The day before Christmas, we had to stay “out of the way,” which meant playing under the kitchen table, where we set up a whole city with trains, cars and cutout dolls. The chairs served as buildings while the table was the station with tracks extending from one end to the other. On that afternoon the living room was off limits while father alone had the privilege of helping Santa put up the tree, though we could hear them talking and I swear that Santa Klaus spoke with the same Bavarian accent as father.
At last, it was Christmas Eve, and we could barge into the living room for our presents: board games, kits for making bead jewelry, books, things to keep us occupied until the April thaw. We could hardly wait to play the games, string the beads and read the books. Memorable, too, were the Christmas lights that threaded all the way up to the top of the tree, and how father would have to get out the stepladder to replace the upper ones that always seemed to burn out.

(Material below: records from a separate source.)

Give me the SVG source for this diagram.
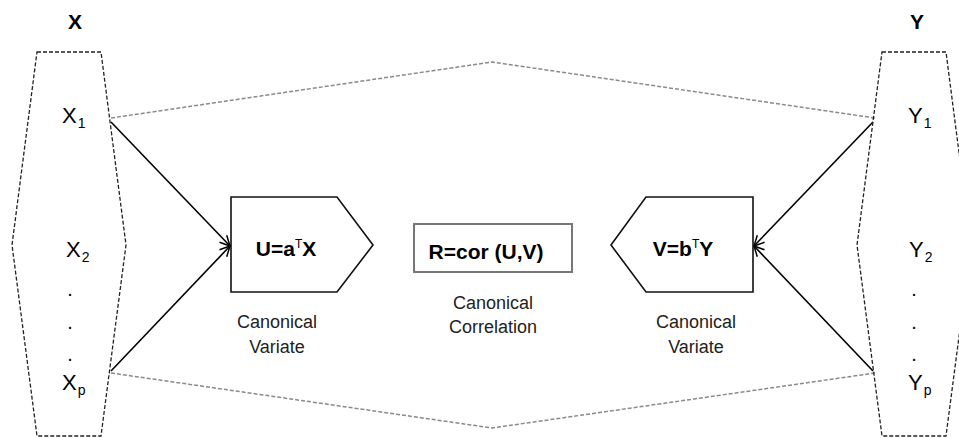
<svg xmlns="http://www.w3.org/2000/svg" width="959" height="438" viewBox="0 0 959 438">
<style>
.hex{fill:none;stroke:#222;stroke-width:1.3;stroke-dasharray:4 2}
.guide{fill:none;stroke:#8a8a8a;stroke-width:1.5;stroke-dasharray:4 2}
.arr{fill:none;stroke:#000;stroke-width:1.6;marker-end:url(#ah)}
.box{fill:#fff;stroke:#111;stroke-width:1.6}
.rbox{fill:#fff;stroke:#777;stroke-width:2}
.var{font-family:"Liberation Sans",Arial,sans-serif;font-size:22px;fill:#000}
.sub{font-size:14px}
.head{font-family:"Liberation Sans",Arial,sans-serif;font-size:21px;font-weight:bold;fill:#000}
.eq{font-family:"Liberation Sans",Arial,sans-serif;font-size:21px;font-weight:bold;fill:#000}
.sup{font-size:12px;font-weight:normal}
.cap{font-family:"Liberation Sans",Arial,sans-serif;font-size:18px;fill:#222}
.dot{font-family:"Liberation Sans",Arial,sans-serif;font-size:20px;fill:#000}
</style>
<defs>
<marker id="ah" viewBox="0 0 12 12" refX="11" refY="6" markerWidth="12" markerHeight="12" markerUnits="userSpaceOnUse" orient="auto">
<path d="M1,1 L11,6 L1,11" fill="none" stroke="#000" stroke-width="1.5"/>
</marker>
</defs>
<rect width="959" height="438" fill="#fff"/>
<g id="connectors">
<polyline class="guide" points="111,118 492,62 875,118"/>
<polyline class="guide" points="111,373 492,428 875,373"/>
<line class="arr" x1="111" y1="122" x2="230" y2="246"/>
<line class="arr" x1="111" y1="371" x2="230" y2="246"/>
<line class="arr" x1="873" y1="122" x2="754" y2="246"/>
<line class="arr" x1="873" y1="371" x2="754" y2="246"/>
</g>
<g id="X">
<text class="head" x="75" y="29" text-anchor="middle">X</text>
<polygon class="hex" points="37,52 101,52 126,245 101,436 37,436 12,245"/>
<text class="var" x="62" y="123">X<tspan class="sub" dx="1" dy="5">1</tspan></text>
<text class="var" x="66" y="257">X<tspan class="sub" dx="1" dy="5">2</tspan></text>
<text class="dot" x="70" y="296" text-anchor="middle">.</text>
<text class="dot" x="70" y="329" text-anchor="middle">.</text>
<text class="dot" x="70" y="361" text-anchor="middle">.</text>
<text class="var" x="62" y="390">X<tspan class="sub" dx="1" dy="5">p</tspan></text>
</g>
<g id="Y">
<text class="head" x="917" y="29" text-anchor="middle">Y</text>
<polygon class="hex" points="882,52 946,52 971,245 946,436 882,436 857,245"/>
<text class="var" x="908" y="123">Y<tspan class="sub" dx="1" dy="5">1</tspan></text>
<text class="var" x="909" y="257">Y<tspan class="sub" dx="1" dy="5">2</tspan></text>
<text class="dot" x="914" y="296" text-anchor="middle">.</text>
<text class="dot" x="914" y="329" text-anchor="middle">.</text>
<text class="dot" x="914" y="361" text-anchor="middle">.</text>
<text class="var" x="908" y="390">Y<tspan class="sub" dx="1" dy="5">p</tspan></text>
</g>
<g id="U">
<polygon class="box" points="231,197 337,197 373,245 337,292 231,292"/>
<text class="eq" x="286" y="256" text-anchor="middle">U=a<tspan class="sup" dy="-8">T</tspan><tspan dy="8">X</tspan></text>
<text class="cap" x="277" y="328" text-anchor="middle">Canonical</text>
<text class="cap" x="277" y="353" text-anchor="middle">Variate</text>
</g>
<g id="R">
<rect class="rbox" x="414" y="224" width="158" height="48"/>
<text class="eq" x="486" y="259" text-anchor="middle" style="font-size:21px">R=cor (U,V)</text>
<text class="cap" x="493" y="309" text-anchor="middle">Canonical</text>
<text class="cap" x="493" y="333" text-anchor="middle">Correlation</text>
</g>
<g id="V">
<polygon class="box" points="611,245 646,197 753,197 753,292 646,292"/>
<text class="eq" x="683" y="256" text-anchor="middle">V=b<tspan class="sup" dy="-8">T</tspan><tspan dy="8">Y</tspan></text>
<text class="cap" x="696" y="328" text-anchor="middle">Canonical</text>
<text class="cap" x="696" y="353" text-anchor="middle">Variate</text>
</g>
</svg>
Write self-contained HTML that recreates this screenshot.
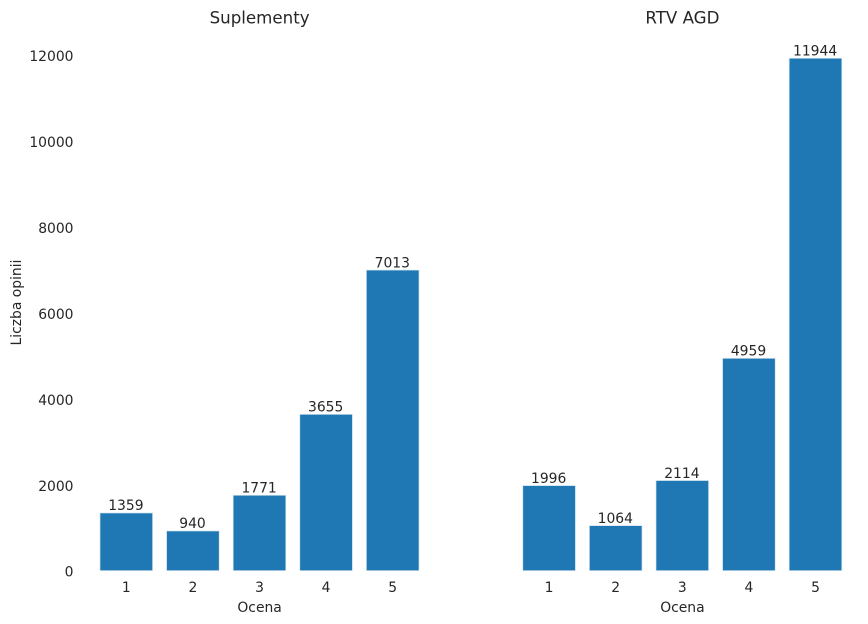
<!DOCTYPE html>
<html lang="pl">
<head>
<meta charset="utf-8">
<title>Liczba opinii wg oceny</title>
<style>
html,body{margin:0;padding:0;background:#fff}
svg{display:block}
text{font-family:"DejaVu Sans","Liberation Sans",sans-serif;fill:#262626}
</style>
</head>
<body>
<svg id="chart" xmlns="http://www.w3.org/2000/svg" width="868" height="624" viewBox="0 0 868 624"></svg>
<script>
const categories = [1, 2, 3, 4, 5];
const suplementyValues = [1359, 940, 1771, 3655, 7013];
const rtvAgdValues = [1996, 1064, 2114, 4959, 11944];
const yTickLabels = [0, 2000, 4000, 6000, 8000, 10000, 12000];
const panelTitles = ['Suplementy', 'RTV AGD'];

const NS = 'http://www.w3.org/2000/svg';
const svg = document.getElementById('chart');

const yScale = v => 571 - v * (515.5 / 12000);
const xScaleLeft = c => 126.3 + (c - 1) * 66.6;
const xScaleRight = c => 549.1 + (c - 1) * 66.6;
const barWidth = 53.3;

function addText(parent, x, y, str, size, anchor) {
  const t = document.createElementNS(NS, 'text');
  t.setAttribute('x', x);
  t.setAttribute('y', y);
  t.setAttribute('font-size', size);
  t.setAttribute('text-anchor', anchor);
  t.textContent = str;
  parent.appendChild(t);
  return t;
}

function addGroup(name) {
  const g = document.createElementNS(NS, 'g');
  
  
  svg.appendChild(g);
  return g;
}

function drawPanel(slug, title, values, xScale, centerX) {
  const panel = addGroup(slug + '-panel');

  const titleEl = addText(panel, centerX, 23.5, title, 16.67, 'middle');
  
  

  categories.forEach((c, i) => {
    const v = values[i];
    const cx = xScale(c);
    const top = yScale(v);

    const rect = document.createElementNS(NS, 'rect');
    rect.setAttribute('x', cx - barWidth / 2);
    rect.setAttribute('y', top);
    rect.setAttribute('width', barWidth);
    rect.setAttribute('height', yScale(0) - top);
    rect.setAttribute('fill', '#1f77b4');
    rect.setAttribute('stroke', '#ffffff');
    rect.setAttribute('stroke-opacity', '0.8');
    rect.setAttribute('stroke-width', '1.39');
    
    
    panel.appendChild(rect);

    const val = addText(panel, cx - 0.4, top - 2.4, String(v), 13.89, 'middle');
    
    

    const tick = addText(panel, cx, 592, String(c), 13.89, 'middle');
    
    
  });

  const xTitle = addText(panel, centerX, 612, 'Ocena', 13.89, 'middle');
  
  
}

const yAxis = addGroup('y-axis');
yTickLabels.forEach(v => {
  const t = addText(yAxis, 73.5, yScale(v) + 5.7, String(v), 13.89, 'end');
  
  
});

const yTitle = addText(yAxis, 0, 0, 'Liczba opinii', 13.89, 'middle');
yTitle.setAttribute('transform', 'translate(21 302.5) rotate(-90)');



drawPanel('suplementy', panelTitles[0], suplementyValues, xScaleLeft, 259.6);
drawPanel('rtv-agd', panelTitles[1], rtvAgdValues, xScaleRight, 682.4);
</script>
</body>
</html>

Just as he got the ladder folded up again, someone would say, “Not a green one; the one below it is blue.” And father would make another trip up the ladder with a red or yellow light.
What a pretty tree that was, with all those colored lights. Maybe those years weren’t so innocent after all, what with hot wars and cold wars and families separated by great distances. The cold and snow that delighted us caused suffering for others, and perhaps we just weren’t aware of commercialism back then. Maybe ignorance was our bliss. Whatever. It just doesn’t seem the same today.
Happy holidays anyway, to all our readers.